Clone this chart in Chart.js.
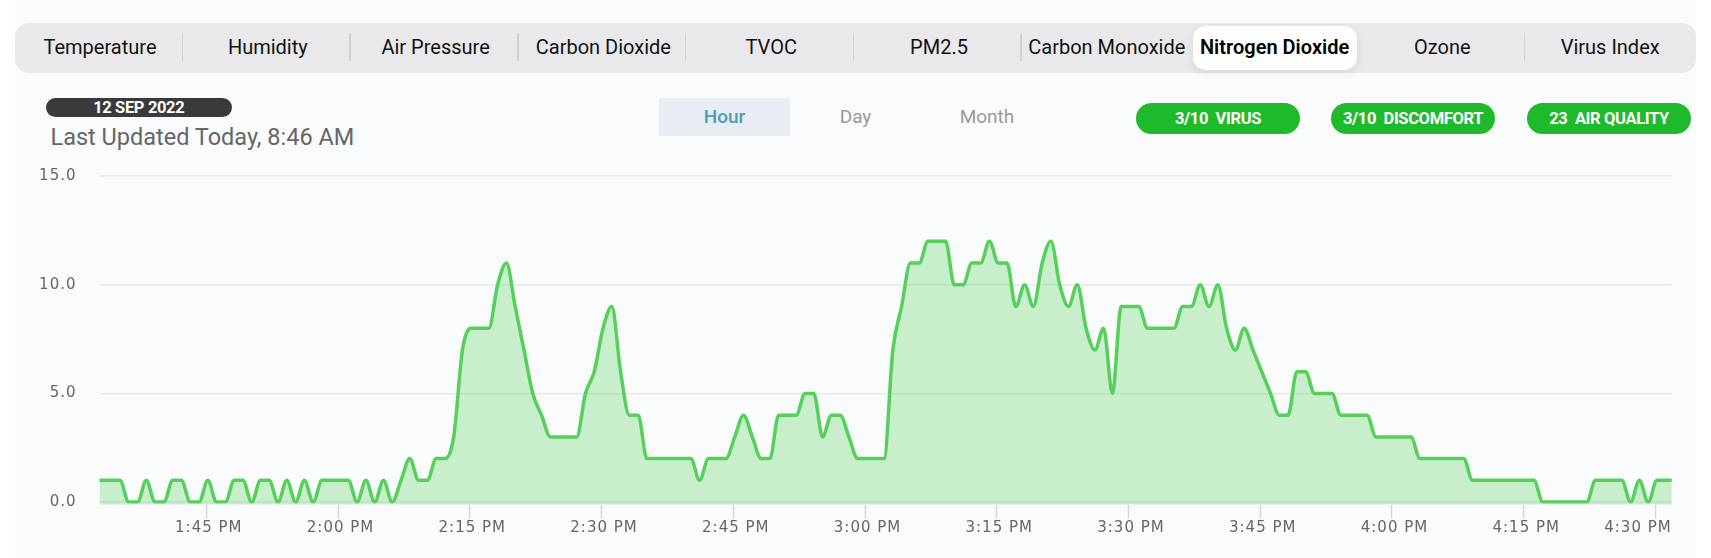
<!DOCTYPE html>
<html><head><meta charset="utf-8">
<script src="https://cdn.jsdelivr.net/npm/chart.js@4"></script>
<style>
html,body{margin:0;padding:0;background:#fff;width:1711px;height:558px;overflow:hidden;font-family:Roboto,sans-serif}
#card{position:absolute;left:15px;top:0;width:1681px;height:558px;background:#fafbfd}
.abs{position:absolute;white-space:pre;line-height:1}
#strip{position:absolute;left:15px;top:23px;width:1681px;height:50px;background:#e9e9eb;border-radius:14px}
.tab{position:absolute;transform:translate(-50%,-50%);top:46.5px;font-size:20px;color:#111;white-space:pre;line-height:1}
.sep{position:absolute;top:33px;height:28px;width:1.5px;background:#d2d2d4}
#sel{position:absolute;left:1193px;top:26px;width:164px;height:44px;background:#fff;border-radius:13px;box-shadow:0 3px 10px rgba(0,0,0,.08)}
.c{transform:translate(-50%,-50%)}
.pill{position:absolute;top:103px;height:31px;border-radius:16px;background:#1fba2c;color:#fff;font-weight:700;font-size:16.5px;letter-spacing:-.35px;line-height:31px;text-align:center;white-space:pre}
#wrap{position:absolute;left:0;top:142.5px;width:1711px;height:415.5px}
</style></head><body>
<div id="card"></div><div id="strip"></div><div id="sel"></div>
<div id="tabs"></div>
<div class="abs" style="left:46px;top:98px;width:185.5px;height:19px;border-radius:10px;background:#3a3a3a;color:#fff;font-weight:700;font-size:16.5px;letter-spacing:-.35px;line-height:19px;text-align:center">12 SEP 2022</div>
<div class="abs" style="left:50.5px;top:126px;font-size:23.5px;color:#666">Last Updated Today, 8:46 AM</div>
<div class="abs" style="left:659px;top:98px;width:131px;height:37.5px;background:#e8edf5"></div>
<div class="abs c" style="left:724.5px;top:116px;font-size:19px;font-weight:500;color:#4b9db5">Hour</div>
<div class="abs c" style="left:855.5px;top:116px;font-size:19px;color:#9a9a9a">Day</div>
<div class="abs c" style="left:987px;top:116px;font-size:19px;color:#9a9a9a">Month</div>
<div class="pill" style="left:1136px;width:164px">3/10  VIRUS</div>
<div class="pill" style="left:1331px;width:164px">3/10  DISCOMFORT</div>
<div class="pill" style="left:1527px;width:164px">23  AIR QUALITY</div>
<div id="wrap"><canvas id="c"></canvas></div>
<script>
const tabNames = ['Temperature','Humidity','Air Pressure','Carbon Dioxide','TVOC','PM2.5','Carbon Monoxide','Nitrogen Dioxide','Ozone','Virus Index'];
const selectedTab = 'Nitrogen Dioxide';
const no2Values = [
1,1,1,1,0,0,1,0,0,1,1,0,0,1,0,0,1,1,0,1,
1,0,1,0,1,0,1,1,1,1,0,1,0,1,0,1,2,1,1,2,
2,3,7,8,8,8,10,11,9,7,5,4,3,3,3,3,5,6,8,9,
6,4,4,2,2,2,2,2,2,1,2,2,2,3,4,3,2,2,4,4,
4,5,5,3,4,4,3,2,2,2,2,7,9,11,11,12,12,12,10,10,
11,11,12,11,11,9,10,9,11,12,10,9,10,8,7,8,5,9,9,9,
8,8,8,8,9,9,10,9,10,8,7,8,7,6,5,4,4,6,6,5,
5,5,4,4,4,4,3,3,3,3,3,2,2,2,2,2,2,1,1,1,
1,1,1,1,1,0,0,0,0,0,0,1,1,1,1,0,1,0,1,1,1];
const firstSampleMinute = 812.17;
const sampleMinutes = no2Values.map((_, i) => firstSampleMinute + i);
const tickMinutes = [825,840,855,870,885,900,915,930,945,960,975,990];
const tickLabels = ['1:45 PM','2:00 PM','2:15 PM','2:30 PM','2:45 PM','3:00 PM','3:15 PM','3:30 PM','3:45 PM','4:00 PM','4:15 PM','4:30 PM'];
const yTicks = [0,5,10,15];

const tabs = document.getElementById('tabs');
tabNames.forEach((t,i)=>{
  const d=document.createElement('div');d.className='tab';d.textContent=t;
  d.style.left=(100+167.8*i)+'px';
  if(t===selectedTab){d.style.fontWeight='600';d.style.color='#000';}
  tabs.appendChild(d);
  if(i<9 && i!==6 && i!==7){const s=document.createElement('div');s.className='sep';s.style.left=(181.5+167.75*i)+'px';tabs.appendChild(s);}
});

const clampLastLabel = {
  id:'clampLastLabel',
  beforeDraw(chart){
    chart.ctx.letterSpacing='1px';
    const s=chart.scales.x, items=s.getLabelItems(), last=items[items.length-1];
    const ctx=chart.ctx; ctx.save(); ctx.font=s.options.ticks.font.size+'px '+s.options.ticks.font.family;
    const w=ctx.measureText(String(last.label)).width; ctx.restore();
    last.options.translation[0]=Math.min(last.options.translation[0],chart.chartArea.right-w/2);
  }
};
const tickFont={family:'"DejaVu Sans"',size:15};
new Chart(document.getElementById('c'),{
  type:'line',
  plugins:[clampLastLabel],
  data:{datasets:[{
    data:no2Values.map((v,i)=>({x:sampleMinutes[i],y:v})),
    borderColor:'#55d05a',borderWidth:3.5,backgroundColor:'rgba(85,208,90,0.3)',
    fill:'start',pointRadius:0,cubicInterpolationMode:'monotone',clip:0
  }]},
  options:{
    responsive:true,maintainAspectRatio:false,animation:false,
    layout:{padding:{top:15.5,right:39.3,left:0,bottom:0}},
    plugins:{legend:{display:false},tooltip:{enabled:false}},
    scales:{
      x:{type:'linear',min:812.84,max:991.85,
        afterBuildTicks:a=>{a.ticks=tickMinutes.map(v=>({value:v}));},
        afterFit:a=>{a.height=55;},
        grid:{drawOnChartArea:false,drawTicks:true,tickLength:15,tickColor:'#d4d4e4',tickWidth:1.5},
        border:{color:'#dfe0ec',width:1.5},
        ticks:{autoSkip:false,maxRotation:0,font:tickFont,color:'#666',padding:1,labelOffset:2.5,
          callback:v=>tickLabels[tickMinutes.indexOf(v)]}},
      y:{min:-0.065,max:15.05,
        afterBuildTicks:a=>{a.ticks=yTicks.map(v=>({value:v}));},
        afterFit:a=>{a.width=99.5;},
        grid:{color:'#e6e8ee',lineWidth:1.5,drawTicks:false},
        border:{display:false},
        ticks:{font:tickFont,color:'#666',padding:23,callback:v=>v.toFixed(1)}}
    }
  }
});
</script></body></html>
□ □ □ □ □ □ □
● Work to be completed
Would you return the data exactly as written, without the pictures?

● Task result
Clone this chart in Chart.js.
<!DOCTYPE html>
<html><head><meta charset="utf-8">
<script src="https://cdn.jsdelivr.net/npm/chart.js@4"></script>
<style>
html,body{margin:0;padding:0;background:#fff;width:1711px;height:558px;overflow:hidden;font-family:Roboto,sans-serif}
#card{position:absolute;left:15px;top:0;width:1681px;height:558px;background:#fafbfd}
.abs{position:absolute;white-space:pre;line-height:1}
#strip{position:absolute;left:15px;top:23px;width:1681px;height:50px;background:#e9e9eb;border-radius:14px}
.tab{position:absolute;transform:translate(-50%,-50%);top:46.5px;font-size:20px;color:#111;white-space:pre;line-height:1}
.sep{position:absolute;top:33px;height:28px;width:1.5px;background:#d2d2d4}
#sel{position:absolute;left:1193px;top:26px;width:164px;height:44px;background:#fff;border-radius:13px;box-shadow:0 3px 10px rgba(0,0,0,.08)}
.c{transform:translate(-50%,-50%)}
.pill{position:absolute;top:103px;height:31px;border-radius:16px;background:#1fba2c;color:#fff;font-weight:700;font-size:16.5px;letter-spacing:-.35px;line-height:31px;text-align:center;white-space:pre}
#wrap{position:absolute;left:0;top:142.5px;width:1711px;height:415.5px}
</style></head><body>
<div id="card"></div><div id="strip"></div><div id="sel"></div>
<div id="tabs"></div>
<div class="abs" style="left:46px;top:98px;width:185.5px;height:19px;border-radius:10px;background:#3a3a3a;color:#fff;font-weight:700;font-size:16.5px;letter-spacing:-.35px;line-height:19px;text-align:center">12 SEP 2022</div>
<div class="abs" style="left:50.5px;top:126px;font-size:23.5px;color:#666">Last Updated Today, 8:46 AM</div>
<div class="abs" style="left:659px;top:98px;width:131px;height:37.5px;background:#e8edf5"></div>
<div class="abs c" style="left:724.5px;top:116px;font-size:19px;font-weight:500;color:#4b9db5">Hour</div>
<div class="abs c" style="left:855.5px;top:116px;font-size:19px;color:#9a9a9a">Day</div>
<div class="abs c" style="left:987px;top:116px;font-size:19px;color:#9a9a9a">Month</div>
<div class="pill" style="left:1136px;width:164px">3/10  VIRUS</div>
<div class="pill" style="left:1331px;width:164px">3/10  DISCOMFORT</div>
<div class="pill" style="left:1527px;width:164px">23  AIR QUALITY</div>
<div id="wrap"><canvas id="c"></canvas></div>
<script>
const tabNames = ['Temperature','Humidity','Air Pressure','Carbon Dioxide','TVOC','PM2.5','Carbon Monoxide','Nitrogen Dioxide','Ozone','Virus Index'];
const selectedTab = 'Nitrogen Dioxide';
const no2Values = [
1,1,1,1,0,0,1,0,0,1,1,0,0,1,0,0,1,1,0,1,
1,0,1,0,1,0,1,1,1,1,0,1,0,1,0,1,2,1,1,2,
2,3,7,8,8,8,10,11,9,7,5,4,3,3,3,3,5,6,8,9,
6,4,4,2,2,2,2,2,2,1,2,2,2,3,4,3,2,2,4,4,
4,5,5,3,4,4,3,2,2,2,2,7,9,11,11,12,12,12,10,10,
11,11,12,11,11,9,10,9,11,12,10,9,10,8,7,8,5,9,9,9,
8,8,8,8,9,9,10,9,10,8,7,8,7,6,5,4,4,6,6,5,
5,5,4,4,4,4,3,3,3,3,3,2,2,2,2,2,2,1,1,1,
1,1,1,1,1,0,0,0,0,0,0,1,1,1,1,0,1,0,1,1,1];
const firstSampleMinute = 812.17;
const sampleMinutes = no2Values.map((_, i) => firstSampleMinute + i);
const tickMinutes = [825,840,855,870,885,900,915,930,945,960,975,990];
const tickLabels = ['1:45 PM','2:00 PM','2:15 PM','2:30 PM','2:45 PM','3:00 PM','3:15 PM','3:30 PM','3:45 PM','4:00 PM','4:15 PM','4:30 PM'];
const yTicks = [0,5,10,15];

const tabs = document.getElementById('tabs');
tabNames.forEach((t,i)=>{
  const d=document.createElement('div');d.className='tab';d.textContent=t;
  d.style.left=(100+167.8*i)+'px';
  if(t===selectedTab){d.style.fontWeight='600';d.style.color='#000';}
  tabs.appendChild(d);
  if(i<9 && i!==6 && i!==7){const s=document.createElement('div');s.className='sep';s.style.left=(181.5+167.75*i)+'px';tabs.appendChild(s);}
});

const clampLastLabel = {
  id:'clampLastLabel',
  beforeDraw(chart){
    chart.ctx.letterSpacing='1px';
    const s=chart.scales.x, items=s.getLabelItems(), last=items[items.length-1];
    const ctx=chart.ctx; ctx.save(); ctx.font=s.options.ticks.font.size+'px '+s.options.ticks.font.family;
    const w=ctx.measureText(String(last.label)).width; ctx.restore();
    last.options.translation[0]=Math.min(last.options.translation[0],chart.chartArea.right-w/2);
  }
};
const tickFont={family:'"DejaVu Sans"',size:15};
new Chart(document.getElementById('c'),{
  type:'line',
  plugins:[clampLastLabel],
  data:{datasets:[{
    data:no2Values.map((v,i)=>({x:sampleMinutes[i],y:v})),
    borderColor:'#55d05a',borderWidth:3.5,backgroundColor:'rgba(85,208,90,0.3)',
    fill:'start',pointRadius:0,cubicInterpolationMode:'monotone',clip:0
  }]},
  options:{
    responsive:true,maintainAspectRatio:false,animation:false,
    layout:{padding:{top:15.5,right:39.3,left:0,bottom:0}},
    plugins:{legend:{display:false},tooltip:{enabled:false}},
    scales:{
      x:{type:'linear',min:812.84,max:991.85,
        afterBuildTicks:a=>{a.ticks=tickMinutes.map(v=>({value:v}));},
        afterFit:a=>{a.height=55;},
        grid:{drawOnChartArea:false,drawTicks:true,tickLength:15,tickColor:'#d4d4e4',tickWidth:1.5},
        border:{color:'#dfe0ec',width:1.5},
        ticks:{autoSkip:false,maxRotation:0,font:tickFont,color:'#666',padding:1,labelOffset:2.5,
          callback:v=>tickLabels[tickMinutes.indexOf(v)]}},
      y:{min:-0.065,max:15.05,
        afterBuildTicks:a=>{a.ticks=yTicks.map(v=>({value:v}));},
        afterFit:a=>{a.width=99.5;},
        grid:{color:'#e6e8ee',lineWidth:1.5,drawTicks:false},
        border:{display:false},
        ticks:{font:tickFont,color:'#666',padding:23,callback:v=>v.toFixed(1)}}
    }
  }
});
</script></body></html>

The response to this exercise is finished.